- [ENTRIES PROVIDED]

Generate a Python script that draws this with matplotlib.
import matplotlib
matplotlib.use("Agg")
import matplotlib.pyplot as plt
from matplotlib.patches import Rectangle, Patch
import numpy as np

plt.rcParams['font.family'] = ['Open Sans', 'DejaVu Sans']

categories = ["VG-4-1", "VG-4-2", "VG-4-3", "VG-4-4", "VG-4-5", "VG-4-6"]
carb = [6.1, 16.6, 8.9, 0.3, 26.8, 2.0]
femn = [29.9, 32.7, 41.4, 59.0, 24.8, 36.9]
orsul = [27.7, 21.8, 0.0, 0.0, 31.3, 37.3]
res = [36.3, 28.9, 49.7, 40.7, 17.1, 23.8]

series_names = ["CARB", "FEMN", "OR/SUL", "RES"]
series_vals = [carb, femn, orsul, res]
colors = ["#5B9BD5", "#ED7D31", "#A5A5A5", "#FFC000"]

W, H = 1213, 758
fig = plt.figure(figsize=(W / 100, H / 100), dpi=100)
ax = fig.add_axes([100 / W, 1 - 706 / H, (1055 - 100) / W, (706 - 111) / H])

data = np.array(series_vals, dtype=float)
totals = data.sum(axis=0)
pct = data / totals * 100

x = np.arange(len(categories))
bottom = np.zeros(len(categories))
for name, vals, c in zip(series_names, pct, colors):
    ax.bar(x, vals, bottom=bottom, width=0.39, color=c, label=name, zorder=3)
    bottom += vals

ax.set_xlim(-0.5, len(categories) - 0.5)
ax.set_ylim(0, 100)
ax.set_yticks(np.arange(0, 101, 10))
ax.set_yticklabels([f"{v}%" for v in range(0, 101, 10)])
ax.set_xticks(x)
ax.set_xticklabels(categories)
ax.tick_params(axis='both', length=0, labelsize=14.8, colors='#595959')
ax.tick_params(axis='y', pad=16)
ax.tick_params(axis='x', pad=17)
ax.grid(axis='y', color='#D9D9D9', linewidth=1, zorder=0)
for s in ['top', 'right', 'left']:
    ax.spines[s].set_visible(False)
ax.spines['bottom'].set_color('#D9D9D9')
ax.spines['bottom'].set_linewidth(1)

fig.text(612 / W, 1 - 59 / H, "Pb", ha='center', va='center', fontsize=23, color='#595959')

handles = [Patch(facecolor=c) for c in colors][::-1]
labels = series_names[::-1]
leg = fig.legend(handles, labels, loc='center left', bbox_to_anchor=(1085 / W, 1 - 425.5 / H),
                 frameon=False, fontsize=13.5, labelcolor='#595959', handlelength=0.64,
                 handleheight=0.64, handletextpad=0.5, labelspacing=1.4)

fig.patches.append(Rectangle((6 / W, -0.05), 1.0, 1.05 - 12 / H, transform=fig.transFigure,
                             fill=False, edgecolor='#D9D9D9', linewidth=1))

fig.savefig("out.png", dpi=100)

==

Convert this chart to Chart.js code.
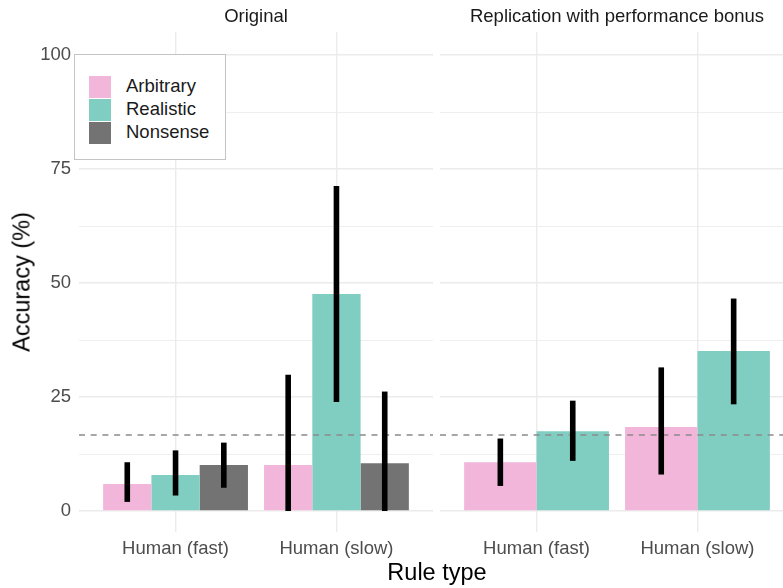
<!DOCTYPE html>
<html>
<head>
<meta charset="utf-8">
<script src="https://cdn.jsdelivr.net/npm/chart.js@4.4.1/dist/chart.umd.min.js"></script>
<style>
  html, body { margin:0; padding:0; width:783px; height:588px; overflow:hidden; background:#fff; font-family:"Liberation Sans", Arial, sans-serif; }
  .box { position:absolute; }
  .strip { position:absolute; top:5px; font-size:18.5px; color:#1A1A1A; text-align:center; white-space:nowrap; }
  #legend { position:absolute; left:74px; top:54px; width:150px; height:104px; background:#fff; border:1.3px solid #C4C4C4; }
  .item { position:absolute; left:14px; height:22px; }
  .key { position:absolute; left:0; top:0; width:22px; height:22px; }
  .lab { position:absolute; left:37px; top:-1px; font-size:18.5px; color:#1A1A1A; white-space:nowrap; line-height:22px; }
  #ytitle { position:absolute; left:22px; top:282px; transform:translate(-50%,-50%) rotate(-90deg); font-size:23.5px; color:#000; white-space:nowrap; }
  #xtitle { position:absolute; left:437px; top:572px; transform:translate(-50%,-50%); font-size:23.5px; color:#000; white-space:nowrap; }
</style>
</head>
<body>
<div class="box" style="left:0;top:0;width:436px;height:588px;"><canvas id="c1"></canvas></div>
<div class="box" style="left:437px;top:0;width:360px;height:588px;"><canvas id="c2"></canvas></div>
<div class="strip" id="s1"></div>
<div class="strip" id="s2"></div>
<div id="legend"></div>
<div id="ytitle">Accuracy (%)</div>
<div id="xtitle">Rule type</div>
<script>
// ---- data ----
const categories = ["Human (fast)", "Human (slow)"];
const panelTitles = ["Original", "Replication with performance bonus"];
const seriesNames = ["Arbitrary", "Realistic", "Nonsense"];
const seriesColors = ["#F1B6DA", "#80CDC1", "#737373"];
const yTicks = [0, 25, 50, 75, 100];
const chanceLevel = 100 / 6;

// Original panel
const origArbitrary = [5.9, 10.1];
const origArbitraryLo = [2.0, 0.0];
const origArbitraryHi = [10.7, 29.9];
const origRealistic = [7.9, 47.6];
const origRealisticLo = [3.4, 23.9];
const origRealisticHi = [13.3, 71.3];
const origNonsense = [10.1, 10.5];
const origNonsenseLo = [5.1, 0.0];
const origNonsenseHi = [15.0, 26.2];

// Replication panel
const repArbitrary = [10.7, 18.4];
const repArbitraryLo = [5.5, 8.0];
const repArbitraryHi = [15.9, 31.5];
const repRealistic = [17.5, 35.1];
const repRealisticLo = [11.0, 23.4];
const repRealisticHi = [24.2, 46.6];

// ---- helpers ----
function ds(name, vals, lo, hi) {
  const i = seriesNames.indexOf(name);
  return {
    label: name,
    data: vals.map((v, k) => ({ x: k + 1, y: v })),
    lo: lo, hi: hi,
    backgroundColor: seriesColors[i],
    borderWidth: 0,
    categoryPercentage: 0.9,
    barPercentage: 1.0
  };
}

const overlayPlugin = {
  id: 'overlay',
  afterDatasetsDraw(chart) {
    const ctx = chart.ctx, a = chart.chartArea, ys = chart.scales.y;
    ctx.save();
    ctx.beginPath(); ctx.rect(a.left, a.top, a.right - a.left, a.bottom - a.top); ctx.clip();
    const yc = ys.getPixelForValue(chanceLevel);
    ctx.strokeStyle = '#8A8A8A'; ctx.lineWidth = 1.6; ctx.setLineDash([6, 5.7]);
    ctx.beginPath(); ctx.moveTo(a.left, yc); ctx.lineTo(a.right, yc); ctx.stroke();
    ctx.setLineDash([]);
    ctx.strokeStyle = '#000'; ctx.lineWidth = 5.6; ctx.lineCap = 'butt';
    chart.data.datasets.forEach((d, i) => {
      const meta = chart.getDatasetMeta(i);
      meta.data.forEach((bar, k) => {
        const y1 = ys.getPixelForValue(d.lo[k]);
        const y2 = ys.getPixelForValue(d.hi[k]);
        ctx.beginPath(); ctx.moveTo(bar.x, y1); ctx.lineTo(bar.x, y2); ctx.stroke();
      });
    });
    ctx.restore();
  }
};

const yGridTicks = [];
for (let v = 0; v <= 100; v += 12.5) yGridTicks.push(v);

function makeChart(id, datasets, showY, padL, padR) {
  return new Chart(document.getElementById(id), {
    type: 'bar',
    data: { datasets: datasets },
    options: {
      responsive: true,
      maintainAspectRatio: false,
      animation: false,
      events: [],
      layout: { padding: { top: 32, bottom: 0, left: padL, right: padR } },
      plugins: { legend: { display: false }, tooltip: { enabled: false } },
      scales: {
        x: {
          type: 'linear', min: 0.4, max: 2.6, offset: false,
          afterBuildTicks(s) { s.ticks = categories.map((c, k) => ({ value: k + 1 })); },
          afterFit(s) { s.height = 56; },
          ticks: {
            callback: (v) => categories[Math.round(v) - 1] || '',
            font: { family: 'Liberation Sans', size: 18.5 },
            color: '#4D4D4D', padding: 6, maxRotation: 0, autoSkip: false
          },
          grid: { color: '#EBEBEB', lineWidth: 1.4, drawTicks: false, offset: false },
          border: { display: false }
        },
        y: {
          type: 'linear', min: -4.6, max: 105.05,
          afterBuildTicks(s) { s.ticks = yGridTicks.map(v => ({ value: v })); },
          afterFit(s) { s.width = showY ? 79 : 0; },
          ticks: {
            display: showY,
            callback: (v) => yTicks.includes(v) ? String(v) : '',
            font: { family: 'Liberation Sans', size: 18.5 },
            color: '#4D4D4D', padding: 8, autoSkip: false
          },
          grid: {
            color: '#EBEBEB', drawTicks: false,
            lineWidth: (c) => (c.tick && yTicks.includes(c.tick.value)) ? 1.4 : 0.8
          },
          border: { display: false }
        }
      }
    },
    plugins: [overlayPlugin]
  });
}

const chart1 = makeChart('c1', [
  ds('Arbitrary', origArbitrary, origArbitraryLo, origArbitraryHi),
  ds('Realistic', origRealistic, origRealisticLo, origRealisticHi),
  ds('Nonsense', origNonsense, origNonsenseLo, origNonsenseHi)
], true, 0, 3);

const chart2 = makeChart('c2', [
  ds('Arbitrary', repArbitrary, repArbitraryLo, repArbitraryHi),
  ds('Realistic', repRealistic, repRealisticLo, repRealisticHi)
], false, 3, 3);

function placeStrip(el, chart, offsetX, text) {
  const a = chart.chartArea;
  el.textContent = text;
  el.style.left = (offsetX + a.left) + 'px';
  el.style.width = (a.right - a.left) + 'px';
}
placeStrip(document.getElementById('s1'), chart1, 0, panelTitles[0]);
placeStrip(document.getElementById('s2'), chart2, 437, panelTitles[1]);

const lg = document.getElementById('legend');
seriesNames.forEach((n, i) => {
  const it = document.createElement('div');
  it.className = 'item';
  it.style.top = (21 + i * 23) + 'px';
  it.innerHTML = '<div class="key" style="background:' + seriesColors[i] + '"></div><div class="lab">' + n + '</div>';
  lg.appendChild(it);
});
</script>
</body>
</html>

...

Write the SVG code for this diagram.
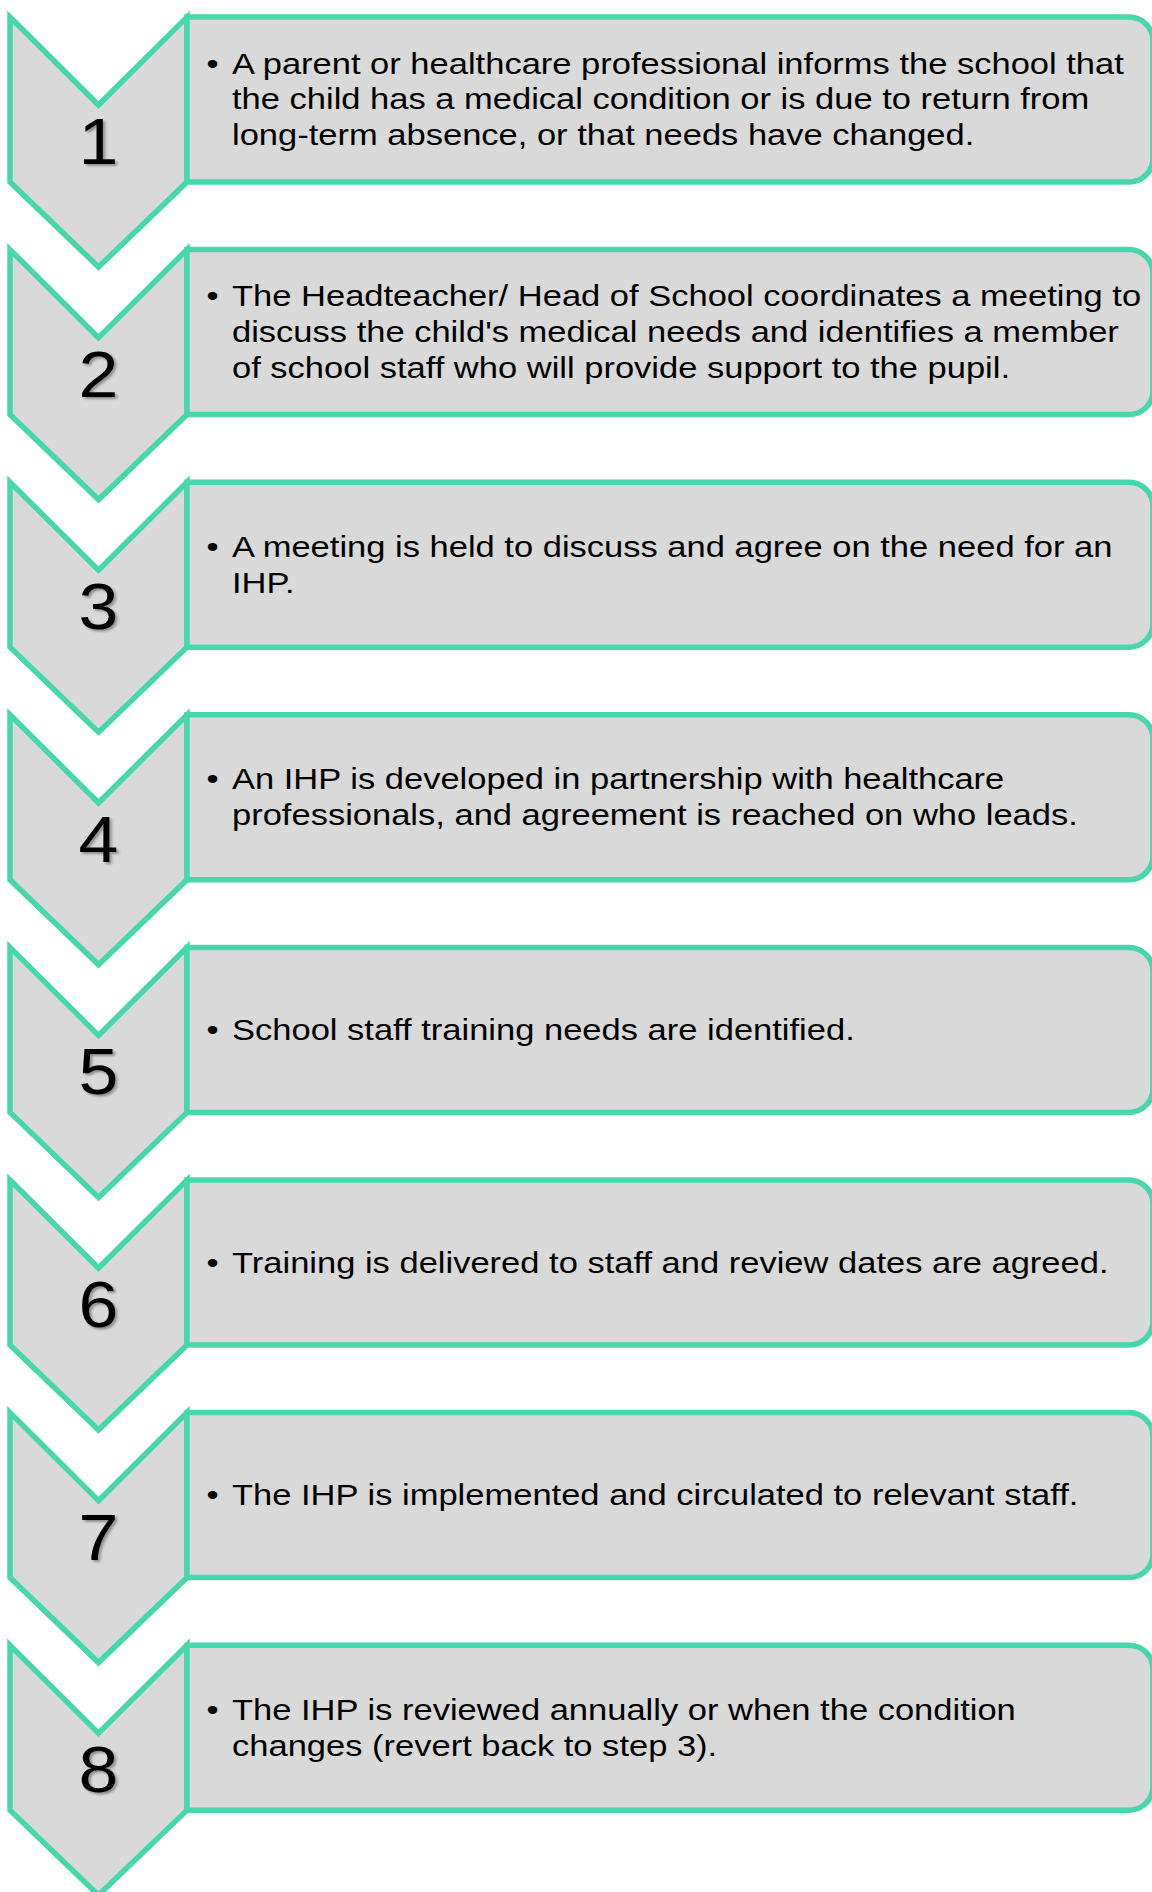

- [EXERCISE OBJECTIVE]
Find the lines containing "code" and pull them out.

- [TASK OUTPUT]
Convert this chart to Chart.js code.
Write the SVG code for this diagram.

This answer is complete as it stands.